- **Set exercise**: Leave out the pictures and repeat the rest of the material exactly.

- **Provided data**:
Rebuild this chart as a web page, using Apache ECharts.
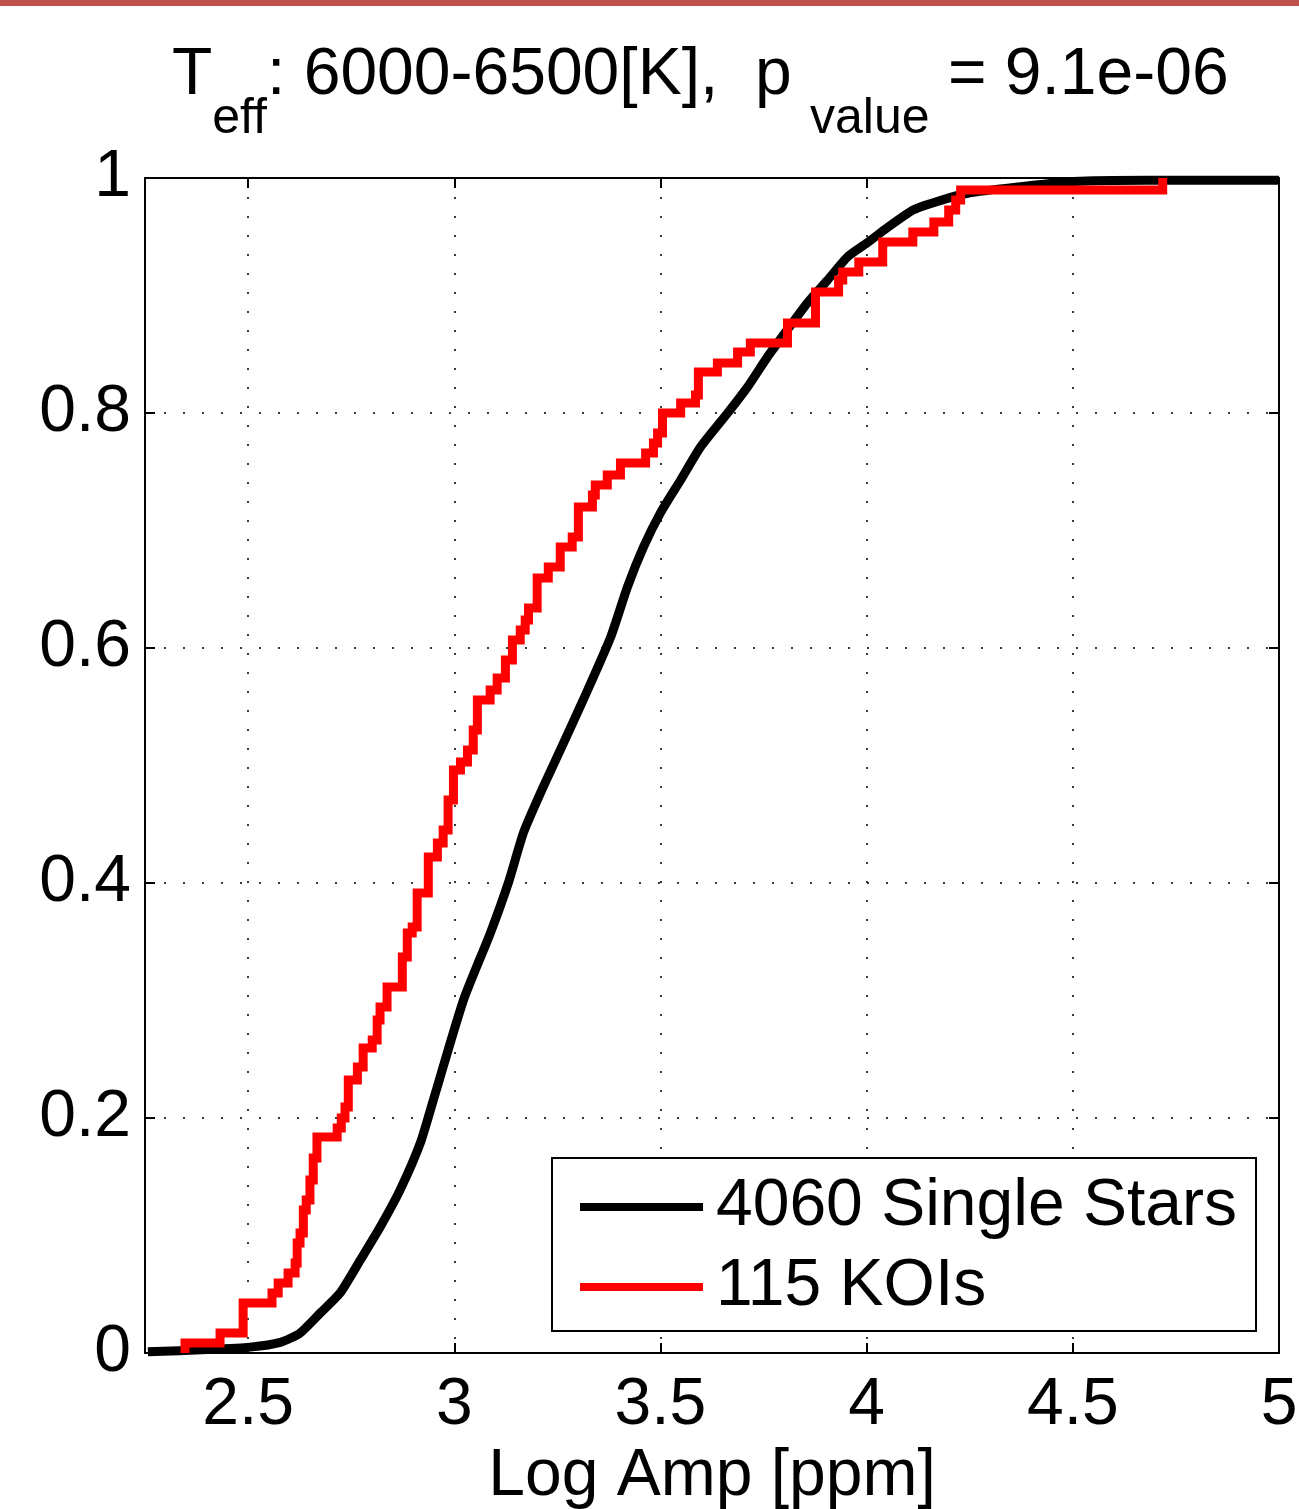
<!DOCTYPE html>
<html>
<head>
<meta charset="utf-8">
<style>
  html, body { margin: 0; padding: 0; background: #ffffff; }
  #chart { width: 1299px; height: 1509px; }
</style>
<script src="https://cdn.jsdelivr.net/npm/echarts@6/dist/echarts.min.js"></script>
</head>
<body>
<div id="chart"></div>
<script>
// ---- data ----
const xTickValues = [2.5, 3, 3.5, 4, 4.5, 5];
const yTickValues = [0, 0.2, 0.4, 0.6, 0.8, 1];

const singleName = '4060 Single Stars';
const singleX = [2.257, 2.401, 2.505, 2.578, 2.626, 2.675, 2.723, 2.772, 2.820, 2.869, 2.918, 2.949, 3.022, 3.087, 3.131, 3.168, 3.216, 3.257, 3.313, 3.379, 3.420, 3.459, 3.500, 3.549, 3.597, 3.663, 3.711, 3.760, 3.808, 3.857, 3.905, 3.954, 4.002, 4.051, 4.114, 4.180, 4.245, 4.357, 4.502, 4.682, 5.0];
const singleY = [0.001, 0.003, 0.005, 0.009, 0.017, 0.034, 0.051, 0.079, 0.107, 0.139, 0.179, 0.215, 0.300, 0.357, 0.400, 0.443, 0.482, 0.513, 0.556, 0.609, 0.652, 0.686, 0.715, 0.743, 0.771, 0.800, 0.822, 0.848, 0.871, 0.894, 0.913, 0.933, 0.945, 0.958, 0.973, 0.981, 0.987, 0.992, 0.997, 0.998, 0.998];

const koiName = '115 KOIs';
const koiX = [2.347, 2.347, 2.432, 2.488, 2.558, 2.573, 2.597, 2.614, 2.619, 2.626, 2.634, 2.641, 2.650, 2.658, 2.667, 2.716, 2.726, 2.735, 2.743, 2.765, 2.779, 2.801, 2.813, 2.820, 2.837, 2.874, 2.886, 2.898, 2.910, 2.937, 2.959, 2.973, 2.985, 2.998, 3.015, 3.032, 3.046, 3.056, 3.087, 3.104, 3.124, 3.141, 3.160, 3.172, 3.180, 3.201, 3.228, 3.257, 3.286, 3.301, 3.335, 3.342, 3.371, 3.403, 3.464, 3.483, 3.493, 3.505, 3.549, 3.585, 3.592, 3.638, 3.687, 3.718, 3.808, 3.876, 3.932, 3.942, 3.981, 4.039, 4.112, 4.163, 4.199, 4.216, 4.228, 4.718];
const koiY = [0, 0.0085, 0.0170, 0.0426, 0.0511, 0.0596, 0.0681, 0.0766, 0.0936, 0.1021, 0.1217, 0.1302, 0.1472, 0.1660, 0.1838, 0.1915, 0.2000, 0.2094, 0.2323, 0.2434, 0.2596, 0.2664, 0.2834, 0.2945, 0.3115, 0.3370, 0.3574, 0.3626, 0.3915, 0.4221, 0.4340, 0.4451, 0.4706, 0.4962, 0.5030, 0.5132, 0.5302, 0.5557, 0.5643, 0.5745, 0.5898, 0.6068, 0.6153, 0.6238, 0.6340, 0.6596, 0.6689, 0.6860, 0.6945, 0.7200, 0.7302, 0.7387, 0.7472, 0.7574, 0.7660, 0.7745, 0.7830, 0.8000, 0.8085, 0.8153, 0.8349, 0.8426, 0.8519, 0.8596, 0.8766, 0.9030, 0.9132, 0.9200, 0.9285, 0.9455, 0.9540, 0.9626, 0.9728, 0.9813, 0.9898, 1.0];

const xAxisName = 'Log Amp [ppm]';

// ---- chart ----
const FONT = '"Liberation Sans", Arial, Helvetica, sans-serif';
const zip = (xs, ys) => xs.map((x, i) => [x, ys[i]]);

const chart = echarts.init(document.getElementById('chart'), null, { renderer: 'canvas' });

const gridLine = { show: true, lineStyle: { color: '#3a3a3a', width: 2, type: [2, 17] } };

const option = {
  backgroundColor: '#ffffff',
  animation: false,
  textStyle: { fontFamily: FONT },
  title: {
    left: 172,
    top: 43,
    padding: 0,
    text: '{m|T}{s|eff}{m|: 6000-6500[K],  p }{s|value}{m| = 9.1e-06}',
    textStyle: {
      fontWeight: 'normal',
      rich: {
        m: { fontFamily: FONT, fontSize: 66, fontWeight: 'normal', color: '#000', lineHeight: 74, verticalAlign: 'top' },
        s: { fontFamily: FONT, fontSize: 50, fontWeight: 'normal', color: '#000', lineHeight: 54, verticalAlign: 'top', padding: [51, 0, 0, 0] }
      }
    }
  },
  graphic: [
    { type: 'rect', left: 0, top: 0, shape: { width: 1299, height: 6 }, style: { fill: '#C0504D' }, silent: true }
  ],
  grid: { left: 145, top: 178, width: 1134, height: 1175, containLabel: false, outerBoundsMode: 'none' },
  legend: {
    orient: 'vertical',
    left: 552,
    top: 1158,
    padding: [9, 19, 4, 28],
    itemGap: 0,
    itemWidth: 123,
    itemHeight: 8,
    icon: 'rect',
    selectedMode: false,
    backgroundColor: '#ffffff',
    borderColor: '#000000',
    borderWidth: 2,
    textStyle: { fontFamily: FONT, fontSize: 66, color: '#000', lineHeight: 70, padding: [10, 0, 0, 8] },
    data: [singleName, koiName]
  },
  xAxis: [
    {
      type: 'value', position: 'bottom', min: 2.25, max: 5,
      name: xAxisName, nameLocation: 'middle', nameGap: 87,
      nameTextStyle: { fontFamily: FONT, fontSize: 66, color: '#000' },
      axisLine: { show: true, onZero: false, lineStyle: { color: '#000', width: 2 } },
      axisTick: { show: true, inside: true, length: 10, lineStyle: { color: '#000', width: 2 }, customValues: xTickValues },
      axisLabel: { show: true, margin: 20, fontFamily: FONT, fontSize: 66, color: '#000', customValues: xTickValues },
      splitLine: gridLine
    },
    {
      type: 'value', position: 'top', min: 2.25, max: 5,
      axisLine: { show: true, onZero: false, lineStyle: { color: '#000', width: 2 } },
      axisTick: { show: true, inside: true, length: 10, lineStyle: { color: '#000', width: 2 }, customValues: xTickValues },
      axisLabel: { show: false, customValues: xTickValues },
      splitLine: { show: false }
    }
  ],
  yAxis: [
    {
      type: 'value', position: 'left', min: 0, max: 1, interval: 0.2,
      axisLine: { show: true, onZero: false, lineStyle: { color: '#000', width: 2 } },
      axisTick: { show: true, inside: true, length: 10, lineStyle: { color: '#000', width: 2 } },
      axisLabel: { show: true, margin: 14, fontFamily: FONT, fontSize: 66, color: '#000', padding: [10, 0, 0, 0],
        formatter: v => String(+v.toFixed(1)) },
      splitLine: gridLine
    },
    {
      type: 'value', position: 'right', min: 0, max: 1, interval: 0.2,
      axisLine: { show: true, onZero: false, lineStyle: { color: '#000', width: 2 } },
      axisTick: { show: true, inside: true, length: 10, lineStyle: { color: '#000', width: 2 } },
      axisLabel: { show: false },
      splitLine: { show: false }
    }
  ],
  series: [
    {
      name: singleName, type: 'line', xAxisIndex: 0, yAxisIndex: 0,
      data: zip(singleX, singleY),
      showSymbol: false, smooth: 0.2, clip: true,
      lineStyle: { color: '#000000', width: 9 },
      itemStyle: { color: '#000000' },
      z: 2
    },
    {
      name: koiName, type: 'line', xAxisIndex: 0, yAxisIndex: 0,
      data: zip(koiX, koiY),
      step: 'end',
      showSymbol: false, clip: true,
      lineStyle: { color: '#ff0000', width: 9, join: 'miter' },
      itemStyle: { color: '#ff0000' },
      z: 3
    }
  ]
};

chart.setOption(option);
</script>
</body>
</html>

- **Answer to the exercise**:
Rebuild this chart as a web page, using Apache ECharts.
<!DOCTYPE html>
<html>
<head>
<meta charset="utf-8">
<style>
  html, body { margin: 0; padding: 0; background: #ffffff; }
  #chart { width: 1299px; height: 1509px; }
</style>
<script src="https://cdn.jsdelivr.net/npm/echarts@6/dist/echarts.min.js"></script>
</head>
<body>
<div id="chart"></div>
<script>
// ---- data ----
const xTickValues = [2.5, 3, 3.5, 4, 4.5, 5];
const yTickValues = [0, 0.2, 0.4, 0.6, 0.8, 1];

const singleName = '4060 Single Stars';
const singleX = [2.257, 2.401, 2.505, 2.578, 2.626, 2.675, 2.723, 2.772, 2.820, 2.869, 2.918, 2.949, 3.022, 3.087, 3.131, 3.168, 3.216, 3.257, 3.313, 3.379, 3.420, 3.459, 3.500, 3.549, 3.597, 3.663, 3.711, 3.760, 3.808, 3.857, 3.905, 3.954, 4.002, 4.051, 4.114, 4.180, 4.245, 4.357, 4.502, 4.682, 5.0];
const singleY = [0.001, 0.003, 0.005, 0.009, 0.017, 0.034, 0.051, 0.079, 0.107, 0.139, 0.179, 0.215, 0.300, 0.357, 0.400, 0.443, 0.482, 0.513, 0.556, 0.609, 0.652, 0.686, 0.715, 0.743, 0.771, 0.800, 0.822, 0.848, 0.871, 0.894, 0.913, 0.933, 0.945, 0.958, 0.973, 0.981, 0.987, 0.992, 0.997, 0.998, 0.998];

const koiName = '115 KOIs';
const koiX = [2.347, 2.347, 2.432, 2.488, 2.558, 2.573, 2.597, 2.614, 2.619, 2.626, 2.634, 2.641, 2.650, 2.658, 2.667, 2.716, 2.726, 2.735, 2.743, 2.765, 2.779, 2.801, 2.813, 2.820, 2.837, 2.874, 2.886, 2.898, 2.910, 2.937, 2.959, 2.973, 2.985, 2.998, 3.015, 3.032, 3.046, 3.056, 3.087, 3.104, 3.124, 3.141, 3.160, 3.172, 3.180, 3.201, 3.228, 3.257, 3.286, 3.301, 3.335, 3.342, 3.371, 3.403, 3.464, 3.483, 3.493, 3.505, 3.549, 3.585, 3.592, 3.638, 3.687, 3.718, 3.808, 3.876, 3.932, 3.942, 3.981, 4.039, 4.112, 4.163, 4.199, 4.216, 4.228, 4.718];
const koiY = [0, 0.0085, 0.0170, 0.0426, 0.0511, 0.0596, 0.0681, 0.0766, 0.0936, 0.1021, 0.1217, 0.1302, 0.1472, 0.1660, 0.1838, 0.1915, 0.2000, 0.2094, 0.2323, 0.2434, 0.2596, 0.2664, 0.2834, 0.2945, 0.3115, 0.3370, 0.3574, 0.3626, 0.3915, 0.4221, 0.4340, 0.4451, 0.4706, 0.4962, 0.5030, 0.5132, 0.5302, 0.5557, 0.5643, 0.5745, 0.5898, 0.6068, 0.6153, 0.6238, 0.6340, 0.6596, 0.6689, 0.6860, 0.6945, 0.7200, 0.7302, 0.7387, 0.7472, 0.7574, 0.7660, 0.7745, 0.7830, 0.8000, 0.8085, 0.8153, 0.8349, 0.8426, 0.8519, 0.8596, 0.8766, 0.9030, 0.9132, 0.9200, 0.9285, 0.9455, 0.9540, 0.9626, 0.9728, 0.9813, 0.9898, 1.0];

const xAxisName = 'Log Amp [ppm]';

// ---- chart ----
const FONT = '"Liberation Sans", Arial, Helvetica, sans-serif';
const zip = (xs, ys) => xs.map((x, i) => [x, ys[i]]);

const chart = echarts.init(document.getElementById('chart'), null, { renderer: 'canvas' });

const gridLine = { show: true, lineStyle: { color: '#3a3a3a', width: 2, type: [2, 17] } };

const option = {
  backgroundColor: '#ffffff',
  animation: false,
  textStyle: { fontFamily: FONT },
  title: {
    left: 172,
    top: 43,
    padding: 0,
    text: '{m|T}{s|eff}{m|: 6000-6500[K],  p }{s|value}{m| = 9.1e-06}',
    textStyle: {
      fontWeight: 'normal',
      rich: {
        m: { fontFamily: FONT, fontSize: 66, fontWeight: 'normal', color: '#000', lineHeight: 74, verticalAlign: 'top' },
        s: { fontFamily: FONT, fontSize: 50, fontWeight: 'normal', color: '#000', lineHeight: 54, verticalAlign: 'top', padding: [51, 0, 0, 0] }
      }
    }
  },
  graphic: [
    { type: 'rect', left: 0, top: 0, shape: { width: 1299, height: 6 }, style: { fill: '#C0504D' }, silent: true }
  ],
  grid: { left: 145, top: 178, width: 1134, height: 1175, containLabel: false, outerBoundsMode: 'none' },
  legend: {
    orient: 'vertical',
    left: 552,
    top: 1158,
    padding: [9, 19, 4, 28],
    itemGap: 0,
    itemWidth: 123,
    itemHeight: 8,
    icon: 'rect',
    selectedMode: false,
    backgroundColor: '#ffffff',
    borderColor: '#000000',
    borderWidth: 2,
    textStyle: { fontFamily: FONT, fontSize: 66, color: '#000', lineHeight: 70, padding: [10, 0, 0, 8] },
    data: [singleName, koiName]
  },
  xAxis: [
    {
      type: 'value', position: 'bottom', min: 2.25, max: 5,
      name: xAxisName, nameLocation: 'middle', nameGap: 87,
      nameTextStyle: { fontFamily: FONT, fontSize: 66, color: '#000' },
      axisLine: { show: true, onZero: false, lineStyle: { color: '#000', width: 2 } },
      axisTick: { show: true, inside: true, length: 10, lineStyle: { color: '#000', width: 2 }, customValues: xTickValues },
      axisLabel: { show: true, margin: 20, fontFamily: FONT, fontSize: 66, color: '#000', customValues: xTickValues },
      splitLine: gridLine
    },
    {
      type: 'value', position: 'top', min: 2.25, max: 5,
      axisLine: { show: true, onZero: false, lineStyle: { color: '#000', width: 2 } },
      axisTick: { show: true, inside: true, length: 10, lineStyle: { color: '#000', width: 2 }, customValues: xTickValues },
      axisLabel: { show: false, customValues: xTickValues },
      splitLine: { show: false }
    }
  ],
  yAxis: [
    {
      type: 'value', position: 'left', min: 0, max: 1, interval: 0.2,
      axisLine: { show: true, onZero: false, lineStyle: { color: '#000', width: 2 } },
      axisTick: { show: true, inside: true, length: 10, lineStyle: { color: '#000', width: 2 } },
      axisLabel: { show: true, margin: 14, fontFamily: FONT, fontSize: 66, color: '#000', padding: [10, 0, 0, 0],
        formatter: v => String(+v.toFixed(1)) },
      splitLine: gridLine
    },
    {
      type: 'value', position: 'right', min: 0, max: 1, interval: 0.2,
      axisLine: { show: true, onZero: false, lineStyle: { color: '#000', width: 2 } },
      axisTick: { show: true, inside: true, length: 10, lineStyle: { color: '#000', width: 2 } },
      axisLabel: { show: false },
      splitLine: { show: false }
    }
  ],
  series: [
    {
      name: singleName, type: 'line', xAxisIndex: 0, yAxisIndex: 0,
      data: zip(singleX, singleY),
      showSymbol: false, smooth: 0.2, clip: true,
      lineStyle: { color: '#000000', width: 9 },
      itemStyle: { color: '#000000' },
      z: 2
    },
    {
      name: koiName, type: 'line', xAxisIndex: 0, yAxisIndex: 0,
      data: zip(koiX, koiY),
      step: 'end',
      showSymbol: false, clip: true,
      lineStyle: { color: '#ff0000', width: 9, join: 'miter' },
      itemStyle: { color: '#ff0000' },
      z: 3
    }
  ]
};

chart.setOption(option);
</script>
</body>
</html>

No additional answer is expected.